Inevitably, they’d find some terrible show on USA, about serial killers or missing children, and I’d end up calling doctors at 2 a.m., not only for a sleeping pill, but for an Ativan as well. (It seems no one watches the Hallmark channel in the middle of the night.) So when I started to suffer from insomnia myself, 17 years ago, I knew enough not to just lie there, staring at a dark ceiling, imagining I heard burglars downstairs. I decided to embrace sleeplessness; I got up, and started writing. That was how my first book was born. I had a lot of tired days, but eventually, I also had a novel.

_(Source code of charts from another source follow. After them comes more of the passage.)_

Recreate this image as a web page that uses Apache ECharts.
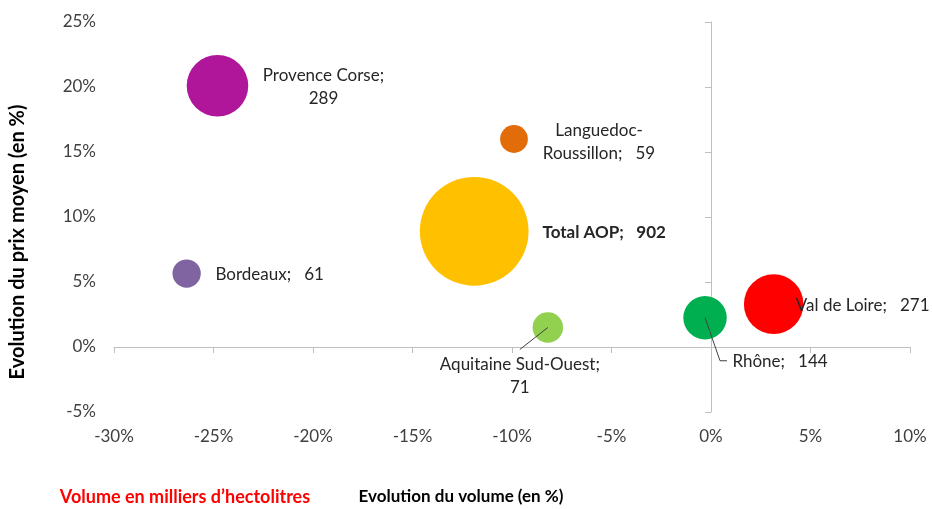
<!DOCTYPE html>
<html>
<head>
<meta charset="utf-8">
<script src="https://cdn.jsdelivr.net/npm/echarts@6/dist/echarts.min.js"></script>
<style>
  html, body { margin: 0; padding: 0; background: #fff; }
  #main { width: 933px; height: 509px; }
</style>
</head>
<body>
<div id="main"></div>
<script>
// regions, evolution du volume (%), evolution du prix moyen (%), volume (milliers d'hl)
var regions = ['Provence Corse', 'Languedoc-Roussillon', 'Total AOP', 'Bordeaux', 'Aquitaine Sud-Ouest', 'Rhône', 'Val de Loire'];
var volEvol = [-24.8, -9.9, -11.9, -26.35, -8.2, -0.3, 3.15];
var prixEvol = [20.1, 16.0, 8.9, 5.65, 1.5, 2.25, 3.3];
var volumes = [289, 59, 902, 61, 71, 144, 271];
var colors = ['#B0169A', '#E36C0A', '#FFC000', '#8064A2', '#92D050', '#00B050', '#FF0000'];
var labelTexts = ['Provence Corse;\n289', 'Languedoc-\nRoussillon;   59', 'Total AOP;   902', 'Bordeaux;   61', 'Aquitaine Sud-Ouest;\n71', 'Rhône;   144', 'Val de Loire;   271'];
// label shift from bubble centre (px)
var labelShift = [[106, 1], [85, 3], [130, 1], [83, 1], [-28, 49], [75, 44], [89, 1]];
// leader line bends, relative to bubble centre (px), for the moved labels
var leaders = { 4: [[0, 0], [-28, 22]], 5: [[0, 0], [15, 43], [22, 43]] };

var xTicks = { min: -30, max: 10, interval: 5 };
var yTicks = { min: -5, max: 25, interval: 5 };

var font = 'Lato, "Open Sans", sans-serif';
var chart = echarts.init(document.getElementById('main'));

var series = regions.map(function (name, i) {
  return {
    name: name,
    type: 'scatter',
    xAxisIndex: 0,
    yAxisIndex: 0,
    data: [[volEvol[i], prixEvol[i], volumes[i]]],
    symbolSize: function (d) { return 3.62 * Math.sqrt(d[2]); },
    itemStyle: { color: colors[i], opacity: 1 },
    label: {
      show: true,
      position: 'inside',
      formatter: labelTexts[i],
      color: '#262626',
      fontFamily: font,
      fontSize: 17,
      fontWeight: i === 2 ? 'bold' : 'normal',
      lineHeight: 23,
      align: 'center'
    },
    labelLayout: { dx: labelShift[i][0], dy: labelShift[i][1] },
    emphasis: { disabled: true }
  };
});

var titles = [
  {
    id: 'ytitle', type: 'text', x: 18, y: 242, rotation: Math.PI / 2,
    style: { text: 'Evolution du prix moyen (en %)', font: 'bold 20px ' + font, fill: '#000', align: 'center', verticalAlign: 'middle' }
  },
  {
    id: 'xtitle', type: 'text', x: 461, y: 497,
    style: { text: 'Evolution du volume (en %)', font: 'bold 17px ' + font, fill: '#000', align: 'center', verticalAlign: 'middle' }
  },
  {
    id: 'unit', type: 'text', x: 185, y: 497,
    style: { text: 'Volume en milliers d’hectolitres', font: 'bold 18px ' + font, fill: '#FF0000', align: 'center', verticalAlign: 'middle' }
  }
];

chart.setOption({
  animation: false,
  textStyle: { fontFamily: font },
  grid: { left: 114, right: 23, top: 22, bottom: 97 },
  xAxis: [
    {
      type: 'value', min: xTicks.min, max: xTicks.max, interval: xTicks.interval,
      position: 'bottom',
      axisLine: { show: false }, axisTick: { show: false }, splitLine: { show: false },
      axisLabel: { formatter: '{value}%', color: '#404040', fontSize: 17, margin: 16, fontFamily: font }
    },
    {
      type: 'value', min: xTicks.min, max: xTicks.max, interval: xTicks.interval,
      position: 'top',
      axisLine: { show: true, onZero: true, lineStyle: { color: '#BFBFBF', width: 1 } },
      axisTick: { show: true, inside: true, length: 6, lineStyle: { color: '#BFBFBF' } },
      axisLabel: { show: false }, splitLine: { show: false }
    }
  ],
  yAxis: [
    {
      type: 'value', min: yTicks.min, max: yTicks.max, interval: yTicks.interval,
      position: 'left',
      axisLine: { show: false }, axisTick: { show: false }, splitLine: { show: false },
      axisLabel: { formatter: '{value}%', color: '#404040', fontSize: 17, margin: 18, fontFamily: font }
    },
    {
      type: 'value', min: yTicks.min, max: yTicks.max, interval: yTicks.interval,
      position: 'left',
      axisLine: { show: true, onZero: true, lineStyle: { color: '#BFBFBF', width: 1 } },
      axisTick: { show: true, length: 6, lineStyle: { color: '#BFBFBF' } },
      axisLabel: { show: false }, splitLine: { show: false }
    }
  ],
  series: series
});

// leader lines start at the bubble centre, placed through the chart's own scales
var leaderGraphics = Object.keys(leaders).map(function (k) {
  var i = +k;
  var c = chart.convertToPixel({ seriesIndex: i }, [volEvol[i], prixEvol[i]]);
  return {
    id: 'leader' + k, type: 'polyline', z: 100, silent: true,
    shape: { points: leaders[k].map(function (p) { return [c[0] + p[0], c[1] + p[1]]; }) },
    style: { stroke: '#404040', lineWidth: 1, fill: null }
  };
});
chart.setOption({ graphic: titles.concat(leaderGraphics) });
</script>
</body>
</html>
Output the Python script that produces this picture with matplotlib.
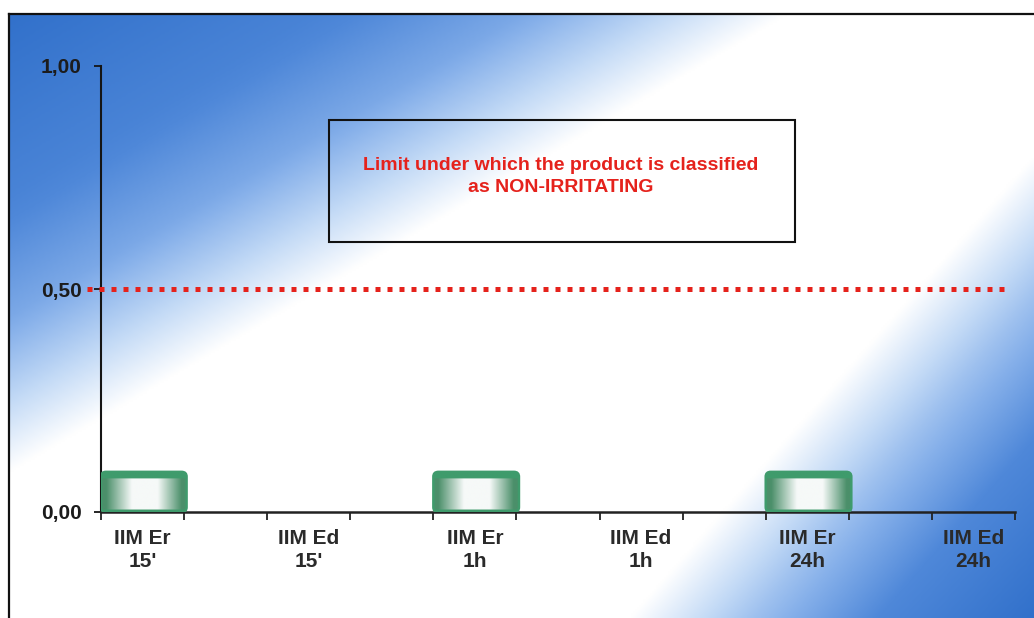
import numpy as np
import matplotlib
matplotlib.use("Agg")
import matplotlib.pyplot as plt
from matplotlib.colors import LinearSegmentedColormap, to_rgb
from matplotlib.patches import FancyBboxPatch, Rectangle

plt.rcParams['font.family'] = ['Liberation Sans', 'DejaVu Sans']

# data
groups = ["IIM Er\n15'", "IIM Ed\n15'", "IIM Er\n1h", "IIM Ed\n1h", "IIM Er\n24h", "IIM Ed\n24h"]
values = [0.09, 0.0, 0.09, 0.0, 0.09, 0.0]
limit = 0.50
y_ticks = [0.0, 0.5, 1.0]
y_labels = ["0,00", "0,50", "1,00"]
n_slots = 11  # excel category slots, every other one labelled
note = "Limit under which the product is classified\nas NON-IRRITATING"

W, H = 1034, 618
fig = plt.figure(figsize=(W / 100, H / 100), dpi=100, facecolor="white")

# background panel: blue in the top-left and bottom-right corners, white band between
bg = fig.add_axes([9 / W, 0, 1 - 9 / W, 1 - 14 / H], zorder=0)
gx, gy = np.meshgrid(np.linspace(0, 1, 500), np.linspace(0, 1, 300))
s1 = gx + gy
s2 = 0.66 * gx + 0.34 * gy
f1 = np.interp(s1, [0, 0.3, 0.5, 0.62, 0.76], [1.0, 0.8, 0.55, 0.3, 0.0])
f2 = np.interp(s2, [0.74, 0.82, 0.9, 1.0], [0.0, 0.4, 0.75, 1.0])
blue_cmap = LinearSegmentedColormap.from_list("bg", [
    (0.0, "#ffffff"), (0.25, "#c3daf6"), (0.5, "#86b0ea"), (0.75, "#4f88d9"),
    (1.0, "#3271cb")])
bg.imshow(np.maximum(f1, f2), cmap=blue_cmap, aspect="auto", extent=[0, 1, 1, 0],
          vmin=0, vmax=1, interpolation="bilinear")
bg.set_xlim(0, 1)
bg.set_ylim(1, 0)
bg.set_xticks([])
bg.set_yticks([])
for side in ["right", "bottom"]:
    bg.spines[side].set_visible(False)
for side in ["left", "top"]:
    bg.spines[side].set_linewidth(1.6)
    bg.spines[side].set_color("#111111")

ax = fig.add_axes([101 / W, 1 - 512 / H, 914 / W, 446 / H], zorder=2)
ax.set_facecolor("none")
ax.set_xlim(0, n_slots)
ax.set_ylim(0, 1)

# bars: rounded, green rim, horizontal green-white-green shading
green = np.array(to_rgb("#3f9b6c"))
shade = np.array(to_rgb("#4b8f6a"))
white = np.array(to_rgb("#f6f9f8"))
u = np.linspace(0, 1, 200)
w = np.interp(u, [0, 0.06, 0.36, 0.66, 0.94, 1], [0, 0, 1, 1, 0, 0])
row = shade[None, :] * (1 - w[:, None]) + white[None, :] * w[:, None]
img = np.repeat(row[None, :, :], 50, axis=0)
img[:9] = green  # solid top band
img[-3:] = green

for i, v in enumerate(values):
    if v <= 0:
        continue
    x0 = i * 2
    patch = FancyBboxPatch((x0, 0), 1.03, v, boxstyle="round,pad=0,rounding_size=0.06",
                           mutation_aspect=0.18, facecolor="none",
                           edgecolor="#3f9b6c", linewidth=1.8, zorder=4)
    ax.add_patch(patch)
    im = ax.imshow(img, extent=[x0, x0 + 1.03, 0, v], aspect="auto", zorder=3,
                   interpolation="bilinear")
    im.set_clip_path(patch)

# limit line
ax.axhline(limit, xmin=-0.015, xmax=0.995, color="#e5221c", linewidth=3.6,
           linestyle=(0, (1, 1.4)), dash_capstyle="butt", clip_on=False, zorder=5)

# note box
ax.add_patch(Rectangle((0.249, 0.605), 0.51, 0.274, transform=ax.transAxes,
                       facecolor="none", edgecolor="#111111", linewidth=1.5, zorder=5))
ax.text(0.503, 0.752, note, transform=ax.transAxes, ha="center", va="center",
        color="#e5221c", fontsize=14, fontweight="bold", linespacing=1.4, zorder=6)

# axes styling
for side in ["top", "right"]:
    ax.spines[side].set_visible(False)
ax.spines["left"].set_linewidth(1.5)
ax.spines["left"].set_color("#151515")
ax.spines["bottom"].set_linewidth(1.8)
ax.spines["bottom"].set_color("#222222")

ax.set_yticks(y_ticks)
ax.set_yticklabels(y_labels, fontsize=15, fontweight="bold", color="#1c1c1c")
ax.tick_params(axis="y", direction="out", length=5, width=1.3, pad=9, color="#151515")

ax.set_xticks(np.arange(n_slots + 1))
ax.set_xticklabels([])
ax.tick_params(axis="x", which="major", direction="out", length=6, width=1.3, color="#222222")
ax.set_xticks([2 * i + 0.5 for i in range(len(groups))], minor=True)
ax.set_xticklabels(groups, minor=True, fontsize=15, fontweight="bold", color="#2a2a2a",
                   linespacing=1.3)
ax.tick_params(axis="x", which="minor", length=0, pad=12)

fig.savefig("out.png", dpi=100, facecolor="white")
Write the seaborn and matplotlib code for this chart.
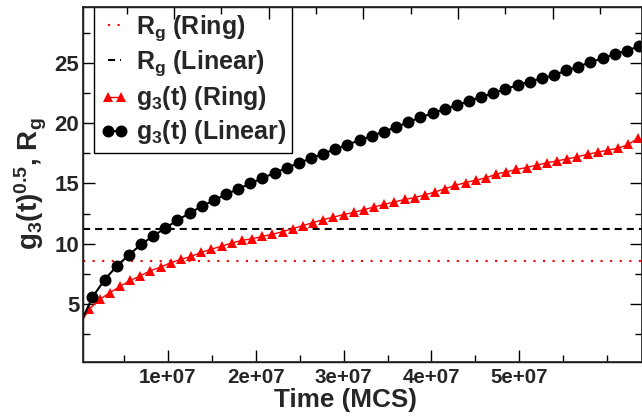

The middle of the night is a great time for getting alone with your own thoughts. That’s when I organize my schedule for the hectic days ahead. I pray for my kids. I win imaginary arguments with boorish people, plan holiday dinners, and—oh yes—write books. But issues also loom larger in the small hours. This is the time when I’m sure a family member is no longer speaking to me; when I imagine a horrible fate for the child who isn’t home yet, and I’m certain my marriage is crumbling. So I pray some more. What else can you do?
The night lowers defenses. It lets us see how we really feel, what we’re actually worried about. This is why it’s such a great time for writing. And for praying. All in all, I’m grateful for my sleepless nights. Studies predict I’ll die earlier because I slept less, but for now, these hours feel like found money.
I am, in fact, just finishing up this post at 2:16 on Monday morning. On the floor, Kopek is snoring gently. My husband’s side of the bed is strewn with my castoff clothes from yesterday; he’s working a night shift. Three boys—including an exchange student we’re hosting for 2 weeks—and another dog sleep elsewhere in the house. The remaining child is still not home. But I am not worrying: I am praying, and writing, and getting my head together for another busy day, which will start in about 2 hours and 45 minutes. A vet’s appointment; a package to mail; a little shopping; a lot of cooking; writing deadlines. My roots are growing out and my eyebrows are growing in. I’m traveling to New York on Thursday, and those flower beds aren’t going to clean themselves out before I go. Oh, and the laundry! Don’t get me started on the laundry….
But already I am calmer, more grounded, for having spent this hour or two by myself. They have been a gift. The amusement park is closed for the night. My head is in order again, and I still have time for a long nap.
It’s 2:31 now, but I’ll take serenity where I can find it.